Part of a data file
## BEGIN

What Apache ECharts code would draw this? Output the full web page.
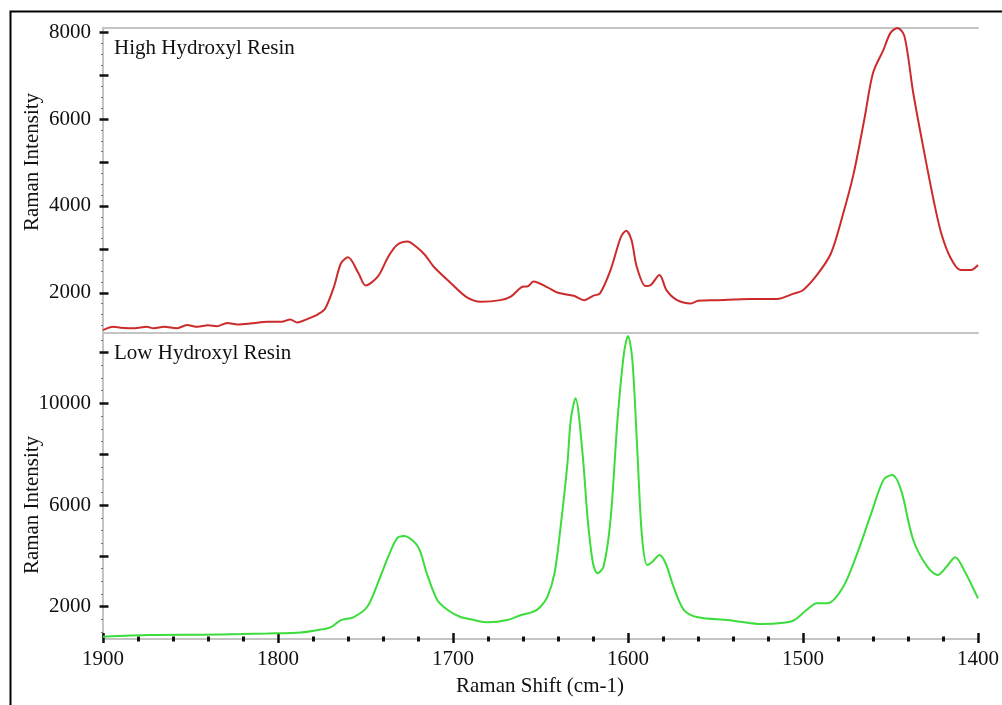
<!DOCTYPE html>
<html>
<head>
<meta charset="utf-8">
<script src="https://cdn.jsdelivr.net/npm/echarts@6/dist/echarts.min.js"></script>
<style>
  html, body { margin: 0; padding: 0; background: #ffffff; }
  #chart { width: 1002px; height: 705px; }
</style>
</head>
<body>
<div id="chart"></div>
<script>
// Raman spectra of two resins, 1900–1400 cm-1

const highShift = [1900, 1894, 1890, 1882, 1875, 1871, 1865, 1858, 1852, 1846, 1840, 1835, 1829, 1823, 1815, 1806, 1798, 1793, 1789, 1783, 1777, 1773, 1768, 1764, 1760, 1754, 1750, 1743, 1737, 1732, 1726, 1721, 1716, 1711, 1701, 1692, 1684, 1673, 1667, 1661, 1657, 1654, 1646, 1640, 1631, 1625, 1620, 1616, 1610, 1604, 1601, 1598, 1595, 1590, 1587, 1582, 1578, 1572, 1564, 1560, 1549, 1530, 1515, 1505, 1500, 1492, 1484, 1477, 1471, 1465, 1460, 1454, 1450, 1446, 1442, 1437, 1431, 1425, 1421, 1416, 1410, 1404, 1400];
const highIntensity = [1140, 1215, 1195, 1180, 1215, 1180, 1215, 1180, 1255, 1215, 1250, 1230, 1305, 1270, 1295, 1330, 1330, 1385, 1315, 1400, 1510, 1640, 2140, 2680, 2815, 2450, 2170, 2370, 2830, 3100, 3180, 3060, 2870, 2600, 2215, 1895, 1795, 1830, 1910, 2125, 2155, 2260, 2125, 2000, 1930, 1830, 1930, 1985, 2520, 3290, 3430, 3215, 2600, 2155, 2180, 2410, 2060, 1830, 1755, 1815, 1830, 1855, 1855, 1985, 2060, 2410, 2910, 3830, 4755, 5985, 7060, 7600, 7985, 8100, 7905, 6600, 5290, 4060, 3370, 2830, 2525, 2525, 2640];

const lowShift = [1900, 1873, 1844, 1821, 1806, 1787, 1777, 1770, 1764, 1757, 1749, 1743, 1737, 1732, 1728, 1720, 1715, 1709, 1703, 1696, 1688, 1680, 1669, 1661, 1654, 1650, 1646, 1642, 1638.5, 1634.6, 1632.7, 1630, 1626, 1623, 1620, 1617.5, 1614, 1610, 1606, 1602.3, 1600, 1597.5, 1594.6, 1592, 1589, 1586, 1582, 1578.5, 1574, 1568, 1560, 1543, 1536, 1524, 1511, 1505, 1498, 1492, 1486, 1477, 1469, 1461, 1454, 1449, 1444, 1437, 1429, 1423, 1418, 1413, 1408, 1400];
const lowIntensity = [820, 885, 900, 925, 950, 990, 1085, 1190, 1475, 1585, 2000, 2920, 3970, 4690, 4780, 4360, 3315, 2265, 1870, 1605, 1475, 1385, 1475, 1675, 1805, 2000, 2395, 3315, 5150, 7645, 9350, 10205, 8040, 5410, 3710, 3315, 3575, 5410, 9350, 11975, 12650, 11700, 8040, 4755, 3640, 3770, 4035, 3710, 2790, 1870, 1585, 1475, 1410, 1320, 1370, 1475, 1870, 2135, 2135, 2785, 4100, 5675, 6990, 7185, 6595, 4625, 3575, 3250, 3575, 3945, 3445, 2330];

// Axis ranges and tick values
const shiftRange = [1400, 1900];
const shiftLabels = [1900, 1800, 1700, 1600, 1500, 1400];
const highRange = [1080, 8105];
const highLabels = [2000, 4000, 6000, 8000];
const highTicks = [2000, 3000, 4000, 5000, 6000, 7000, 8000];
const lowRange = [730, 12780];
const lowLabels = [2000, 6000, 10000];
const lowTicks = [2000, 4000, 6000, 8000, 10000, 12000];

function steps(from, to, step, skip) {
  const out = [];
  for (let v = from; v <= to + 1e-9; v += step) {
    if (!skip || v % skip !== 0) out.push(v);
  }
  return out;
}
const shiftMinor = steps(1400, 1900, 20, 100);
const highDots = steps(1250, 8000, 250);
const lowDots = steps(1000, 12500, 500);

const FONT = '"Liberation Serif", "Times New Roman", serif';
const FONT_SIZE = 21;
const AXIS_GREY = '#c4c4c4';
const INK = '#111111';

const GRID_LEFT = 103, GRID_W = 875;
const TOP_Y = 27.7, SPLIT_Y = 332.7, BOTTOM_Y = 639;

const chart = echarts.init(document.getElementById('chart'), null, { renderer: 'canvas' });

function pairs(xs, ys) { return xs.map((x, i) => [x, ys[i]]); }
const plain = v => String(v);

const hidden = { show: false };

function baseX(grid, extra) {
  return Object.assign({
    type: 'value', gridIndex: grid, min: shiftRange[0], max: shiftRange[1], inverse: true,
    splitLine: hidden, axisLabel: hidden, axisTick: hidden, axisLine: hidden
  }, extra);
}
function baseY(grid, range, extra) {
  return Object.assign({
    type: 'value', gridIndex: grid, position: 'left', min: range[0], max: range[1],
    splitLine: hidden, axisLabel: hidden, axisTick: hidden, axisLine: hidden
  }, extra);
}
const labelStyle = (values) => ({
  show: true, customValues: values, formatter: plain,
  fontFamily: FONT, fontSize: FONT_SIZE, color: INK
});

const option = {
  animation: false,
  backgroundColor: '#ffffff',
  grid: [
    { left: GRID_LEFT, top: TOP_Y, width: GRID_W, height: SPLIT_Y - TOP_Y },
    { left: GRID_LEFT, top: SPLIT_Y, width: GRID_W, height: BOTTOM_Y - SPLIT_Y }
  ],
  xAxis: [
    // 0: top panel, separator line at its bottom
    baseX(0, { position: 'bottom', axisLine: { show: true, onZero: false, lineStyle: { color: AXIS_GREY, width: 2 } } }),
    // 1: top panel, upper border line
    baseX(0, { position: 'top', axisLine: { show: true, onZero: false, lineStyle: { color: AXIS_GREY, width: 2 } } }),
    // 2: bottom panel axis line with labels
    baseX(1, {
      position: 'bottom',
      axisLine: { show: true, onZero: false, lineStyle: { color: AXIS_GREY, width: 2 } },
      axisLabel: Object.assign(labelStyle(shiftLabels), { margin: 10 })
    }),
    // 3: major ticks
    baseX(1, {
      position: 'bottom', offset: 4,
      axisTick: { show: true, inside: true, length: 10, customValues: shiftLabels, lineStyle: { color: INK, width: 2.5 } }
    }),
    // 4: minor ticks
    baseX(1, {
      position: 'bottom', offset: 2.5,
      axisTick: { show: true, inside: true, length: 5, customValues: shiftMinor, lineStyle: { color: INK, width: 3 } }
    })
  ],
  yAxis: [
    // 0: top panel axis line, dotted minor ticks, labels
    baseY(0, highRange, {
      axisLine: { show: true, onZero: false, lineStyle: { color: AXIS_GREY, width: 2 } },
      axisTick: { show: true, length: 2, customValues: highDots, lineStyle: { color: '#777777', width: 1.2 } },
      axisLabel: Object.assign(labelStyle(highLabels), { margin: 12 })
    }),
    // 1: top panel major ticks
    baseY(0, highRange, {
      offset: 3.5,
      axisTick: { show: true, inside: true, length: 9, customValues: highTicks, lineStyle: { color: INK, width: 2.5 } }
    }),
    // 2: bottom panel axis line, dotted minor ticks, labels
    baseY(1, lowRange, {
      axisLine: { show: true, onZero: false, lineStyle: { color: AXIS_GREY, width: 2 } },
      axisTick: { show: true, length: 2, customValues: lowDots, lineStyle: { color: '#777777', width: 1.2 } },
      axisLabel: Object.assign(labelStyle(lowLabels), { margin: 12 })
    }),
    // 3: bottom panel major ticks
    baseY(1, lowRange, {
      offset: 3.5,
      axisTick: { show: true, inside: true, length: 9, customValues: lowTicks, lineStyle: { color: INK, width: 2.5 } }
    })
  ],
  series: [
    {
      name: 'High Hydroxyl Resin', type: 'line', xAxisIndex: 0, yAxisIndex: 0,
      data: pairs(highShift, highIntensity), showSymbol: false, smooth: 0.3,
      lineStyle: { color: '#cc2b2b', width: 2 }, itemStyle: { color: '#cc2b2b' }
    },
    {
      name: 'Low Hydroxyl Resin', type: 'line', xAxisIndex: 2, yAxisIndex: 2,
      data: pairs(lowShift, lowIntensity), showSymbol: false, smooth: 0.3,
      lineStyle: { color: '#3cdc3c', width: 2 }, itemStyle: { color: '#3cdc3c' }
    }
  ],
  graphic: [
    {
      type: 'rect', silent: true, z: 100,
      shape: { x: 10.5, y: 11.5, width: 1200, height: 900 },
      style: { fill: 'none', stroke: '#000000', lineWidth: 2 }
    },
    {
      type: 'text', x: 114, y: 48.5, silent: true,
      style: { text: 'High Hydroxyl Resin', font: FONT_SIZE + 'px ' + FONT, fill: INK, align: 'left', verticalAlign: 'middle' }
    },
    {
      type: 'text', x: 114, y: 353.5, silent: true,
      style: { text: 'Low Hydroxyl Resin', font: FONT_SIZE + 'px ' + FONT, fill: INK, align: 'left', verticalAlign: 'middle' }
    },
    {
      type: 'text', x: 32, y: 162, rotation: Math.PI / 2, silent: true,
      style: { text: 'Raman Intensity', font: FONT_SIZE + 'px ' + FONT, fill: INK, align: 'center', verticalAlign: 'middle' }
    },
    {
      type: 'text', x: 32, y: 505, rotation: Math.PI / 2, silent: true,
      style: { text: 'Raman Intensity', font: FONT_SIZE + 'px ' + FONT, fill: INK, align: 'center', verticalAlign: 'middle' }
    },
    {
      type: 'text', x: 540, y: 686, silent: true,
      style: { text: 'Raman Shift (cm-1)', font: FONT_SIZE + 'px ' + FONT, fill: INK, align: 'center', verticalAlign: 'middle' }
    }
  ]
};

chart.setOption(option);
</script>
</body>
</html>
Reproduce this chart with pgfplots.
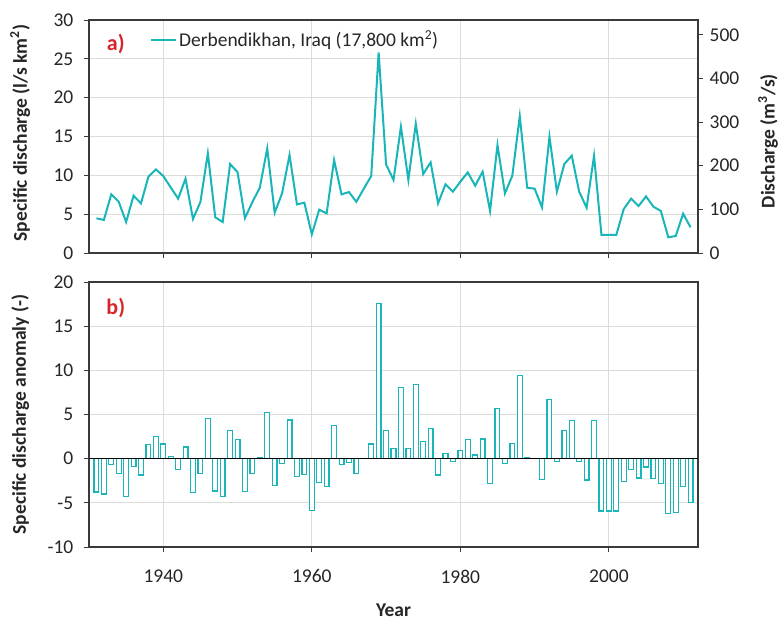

## END

■ WHAT THIS TASK INVOLVES ■
Only lines belong in the copy: transcribe those from the start of the data through the line that contains "resins, 1900–1400 cm-1", and skip the pictures.

■ ANSWER TO THIS PROBLEM ■
What Apache ECharts code would draw this? Output the full web page.
<!DOCTYPE html>
<html>
<head>
<meta charset="utf-8">
<script src="https://cdn.jsdelivr.net/npm/echarts@6/dist/echarts.min.js"></script>
<style>
  html, body { margin: 0; padding: 0; background: #ffffff; }
  #chart { width: 1002px; height: 705px; }
</style>
</head>
<body>
<div id="chart"></div>
<script>
// Raman spectra of two resins, 1900–1400 cm-1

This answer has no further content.